[Source records]
┄┄┄┄┄┄┄┄┄┄┄┄┄┄┄┄┄┄┄┄

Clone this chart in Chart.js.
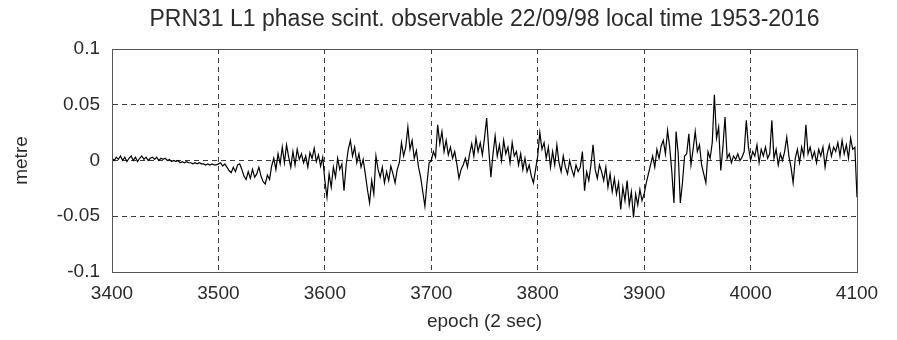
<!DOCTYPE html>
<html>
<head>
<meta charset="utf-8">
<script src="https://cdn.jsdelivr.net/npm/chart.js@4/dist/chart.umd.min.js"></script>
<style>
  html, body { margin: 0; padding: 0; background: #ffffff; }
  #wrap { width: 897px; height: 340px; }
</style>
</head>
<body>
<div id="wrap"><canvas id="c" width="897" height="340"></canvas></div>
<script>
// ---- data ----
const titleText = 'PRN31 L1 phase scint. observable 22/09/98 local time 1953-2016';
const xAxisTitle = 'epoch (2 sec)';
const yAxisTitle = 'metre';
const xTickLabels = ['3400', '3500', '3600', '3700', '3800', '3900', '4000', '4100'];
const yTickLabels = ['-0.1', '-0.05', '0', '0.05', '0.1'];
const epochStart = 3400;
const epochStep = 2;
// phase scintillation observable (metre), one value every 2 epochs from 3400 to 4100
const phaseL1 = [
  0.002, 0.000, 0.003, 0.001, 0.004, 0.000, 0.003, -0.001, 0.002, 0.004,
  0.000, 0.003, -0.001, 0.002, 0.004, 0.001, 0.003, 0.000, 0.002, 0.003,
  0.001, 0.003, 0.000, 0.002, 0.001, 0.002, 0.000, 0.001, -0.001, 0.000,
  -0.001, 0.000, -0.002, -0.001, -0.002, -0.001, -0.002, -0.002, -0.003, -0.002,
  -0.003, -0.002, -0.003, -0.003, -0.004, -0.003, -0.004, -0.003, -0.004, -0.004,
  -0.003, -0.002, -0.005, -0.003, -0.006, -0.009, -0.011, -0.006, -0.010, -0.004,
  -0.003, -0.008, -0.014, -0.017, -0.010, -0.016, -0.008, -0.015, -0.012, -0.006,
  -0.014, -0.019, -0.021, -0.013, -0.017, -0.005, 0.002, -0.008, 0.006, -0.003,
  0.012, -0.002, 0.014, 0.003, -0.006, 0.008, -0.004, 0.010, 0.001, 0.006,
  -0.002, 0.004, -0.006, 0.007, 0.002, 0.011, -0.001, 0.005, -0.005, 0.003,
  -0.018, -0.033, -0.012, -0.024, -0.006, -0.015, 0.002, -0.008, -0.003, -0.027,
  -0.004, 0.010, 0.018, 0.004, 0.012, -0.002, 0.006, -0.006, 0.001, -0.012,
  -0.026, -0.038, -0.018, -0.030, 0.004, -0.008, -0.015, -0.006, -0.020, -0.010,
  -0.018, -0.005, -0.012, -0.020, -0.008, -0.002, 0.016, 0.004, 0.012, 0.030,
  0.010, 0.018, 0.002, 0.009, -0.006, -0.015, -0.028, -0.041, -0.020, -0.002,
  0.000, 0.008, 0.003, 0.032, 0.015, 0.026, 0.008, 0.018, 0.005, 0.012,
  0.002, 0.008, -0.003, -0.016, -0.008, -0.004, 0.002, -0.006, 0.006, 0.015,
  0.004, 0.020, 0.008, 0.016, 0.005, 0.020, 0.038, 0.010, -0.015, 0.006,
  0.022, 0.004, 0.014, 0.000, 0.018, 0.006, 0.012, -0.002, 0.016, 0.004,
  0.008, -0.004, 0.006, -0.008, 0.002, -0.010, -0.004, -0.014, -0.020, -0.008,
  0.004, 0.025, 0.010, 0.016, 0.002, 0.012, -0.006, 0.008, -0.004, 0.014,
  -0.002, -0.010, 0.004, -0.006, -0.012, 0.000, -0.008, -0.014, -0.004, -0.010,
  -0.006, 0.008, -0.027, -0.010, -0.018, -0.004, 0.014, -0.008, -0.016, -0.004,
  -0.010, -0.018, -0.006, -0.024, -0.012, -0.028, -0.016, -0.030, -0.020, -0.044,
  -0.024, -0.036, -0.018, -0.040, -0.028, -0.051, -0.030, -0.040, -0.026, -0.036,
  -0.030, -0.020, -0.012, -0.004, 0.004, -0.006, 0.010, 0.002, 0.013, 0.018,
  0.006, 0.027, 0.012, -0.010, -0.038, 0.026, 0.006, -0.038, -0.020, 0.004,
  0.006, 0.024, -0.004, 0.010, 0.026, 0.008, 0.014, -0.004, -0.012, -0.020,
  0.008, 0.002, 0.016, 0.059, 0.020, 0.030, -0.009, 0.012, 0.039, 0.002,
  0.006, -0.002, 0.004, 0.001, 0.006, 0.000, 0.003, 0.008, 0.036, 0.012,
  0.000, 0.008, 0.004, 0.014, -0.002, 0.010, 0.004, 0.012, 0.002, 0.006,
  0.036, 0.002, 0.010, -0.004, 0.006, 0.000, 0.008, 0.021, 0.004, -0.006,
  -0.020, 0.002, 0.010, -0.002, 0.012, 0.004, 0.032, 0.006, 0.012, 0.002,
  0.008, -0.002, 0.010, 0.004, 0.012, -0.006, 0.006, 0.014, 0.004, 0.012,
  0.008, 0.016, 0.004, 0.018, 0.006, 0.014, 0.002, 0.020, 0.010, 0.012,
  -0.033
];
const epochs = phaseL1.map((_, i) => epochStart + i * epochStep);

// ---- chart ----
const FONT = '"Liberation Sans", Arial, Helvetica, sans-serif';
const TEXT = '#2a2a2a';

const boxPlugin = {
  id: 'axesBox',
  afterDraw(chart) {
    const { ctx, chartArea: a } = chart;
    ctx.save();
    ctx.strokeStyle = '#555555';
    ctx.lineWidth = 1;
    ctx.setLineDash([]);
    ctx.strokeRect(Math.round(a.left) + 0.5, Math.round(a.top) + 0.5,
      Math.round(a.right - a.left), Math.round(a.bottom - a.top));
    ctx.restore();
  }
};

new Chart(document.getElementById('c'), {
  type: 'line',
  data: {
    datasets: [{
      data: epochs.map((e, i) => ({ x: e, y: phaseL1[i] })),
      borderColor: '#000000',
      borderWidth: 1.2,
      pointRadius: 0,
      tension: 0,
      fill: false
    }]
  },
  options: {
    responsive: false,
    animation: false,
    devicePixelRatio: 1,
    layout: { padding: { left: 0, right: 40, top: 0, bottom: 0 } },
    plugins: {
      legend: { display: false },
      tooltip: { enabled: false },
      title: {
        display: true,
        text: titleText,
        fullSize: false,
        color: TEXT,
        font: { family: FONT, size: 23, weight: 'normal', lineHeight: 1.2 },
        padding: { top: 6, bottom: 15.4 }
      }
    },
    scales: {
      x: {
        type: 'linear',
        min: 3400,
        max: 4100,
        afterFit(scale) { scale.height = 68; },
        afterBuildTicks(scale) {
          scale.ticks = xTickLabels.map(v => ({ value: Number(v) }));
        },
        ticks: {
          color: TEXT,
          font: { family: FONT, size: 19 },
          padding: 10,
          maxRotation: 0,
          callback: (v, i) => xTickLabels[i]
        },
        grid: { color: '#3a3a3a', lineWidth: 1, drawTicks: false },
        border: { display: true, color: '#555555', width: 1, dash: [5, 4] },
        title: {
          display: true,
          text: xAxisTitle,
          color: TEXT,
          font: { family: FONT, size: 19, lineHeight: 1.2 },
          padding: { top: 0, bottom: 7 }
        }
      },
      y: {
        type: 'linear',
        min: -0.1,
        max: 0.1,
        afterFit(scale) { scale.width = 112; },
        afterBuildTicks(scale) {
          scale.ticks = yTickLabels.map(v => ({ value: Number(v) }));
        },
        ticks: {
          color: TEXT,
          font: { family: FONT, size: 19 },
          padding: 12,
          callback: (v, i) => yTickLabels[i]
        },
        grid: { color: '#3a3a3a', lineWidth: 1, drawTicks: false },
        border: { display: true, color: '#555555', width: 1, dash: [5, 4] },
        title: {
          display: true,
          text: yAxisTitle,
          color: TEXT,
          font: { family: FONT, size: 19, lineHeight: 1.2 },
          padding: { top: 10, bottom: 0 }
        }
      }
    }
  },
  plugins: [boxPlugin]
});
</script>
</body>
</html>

┄┄┄┄┄┄┄┄┄┄┄┄┄┄┄┄┄┄┄┄

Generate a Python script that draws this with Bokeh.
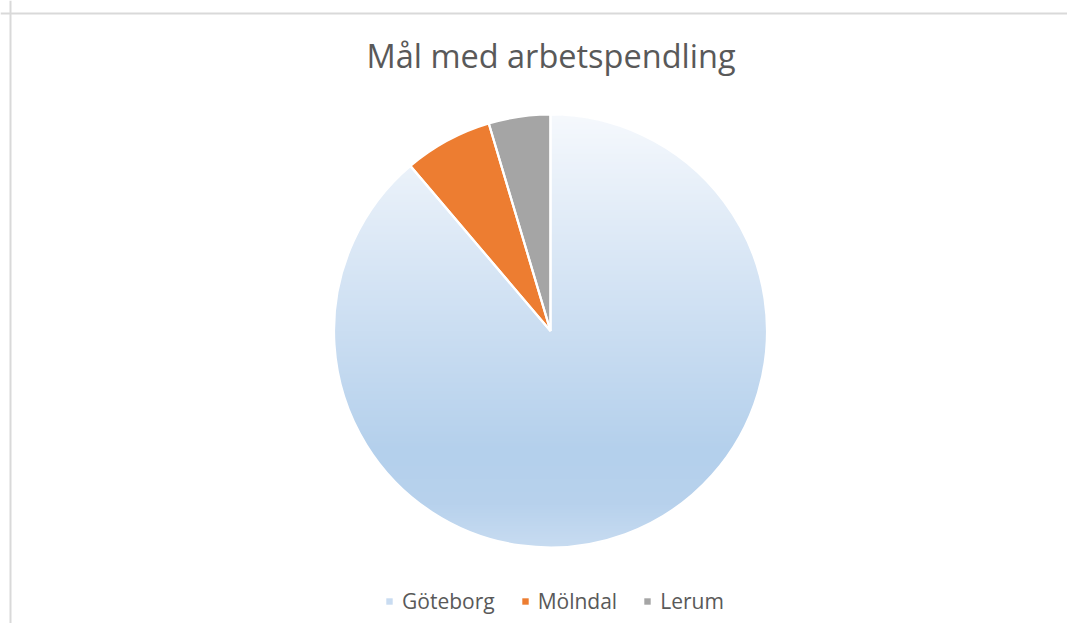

┄┄┄┄┄┄┄┄┄┄┄┄┄┄┄┄┄┄┄┄

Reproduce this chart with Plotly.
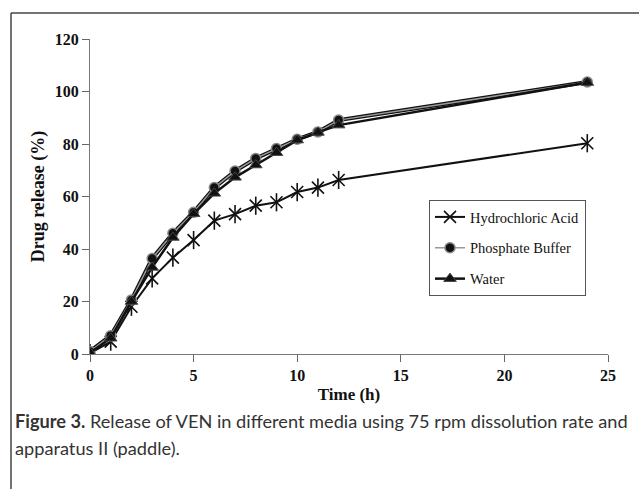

┄┄┄┄┄┄┄┄┄┄┄┄┄┄┄┄┄┄┄┄

[Task details] Copy every line that includes the string "this" from the material above.

[Written answer]
Clone this chart in Chart.js.
Generate a Python script that draws this with Bokeh.
Reproduce this chart with Plotly.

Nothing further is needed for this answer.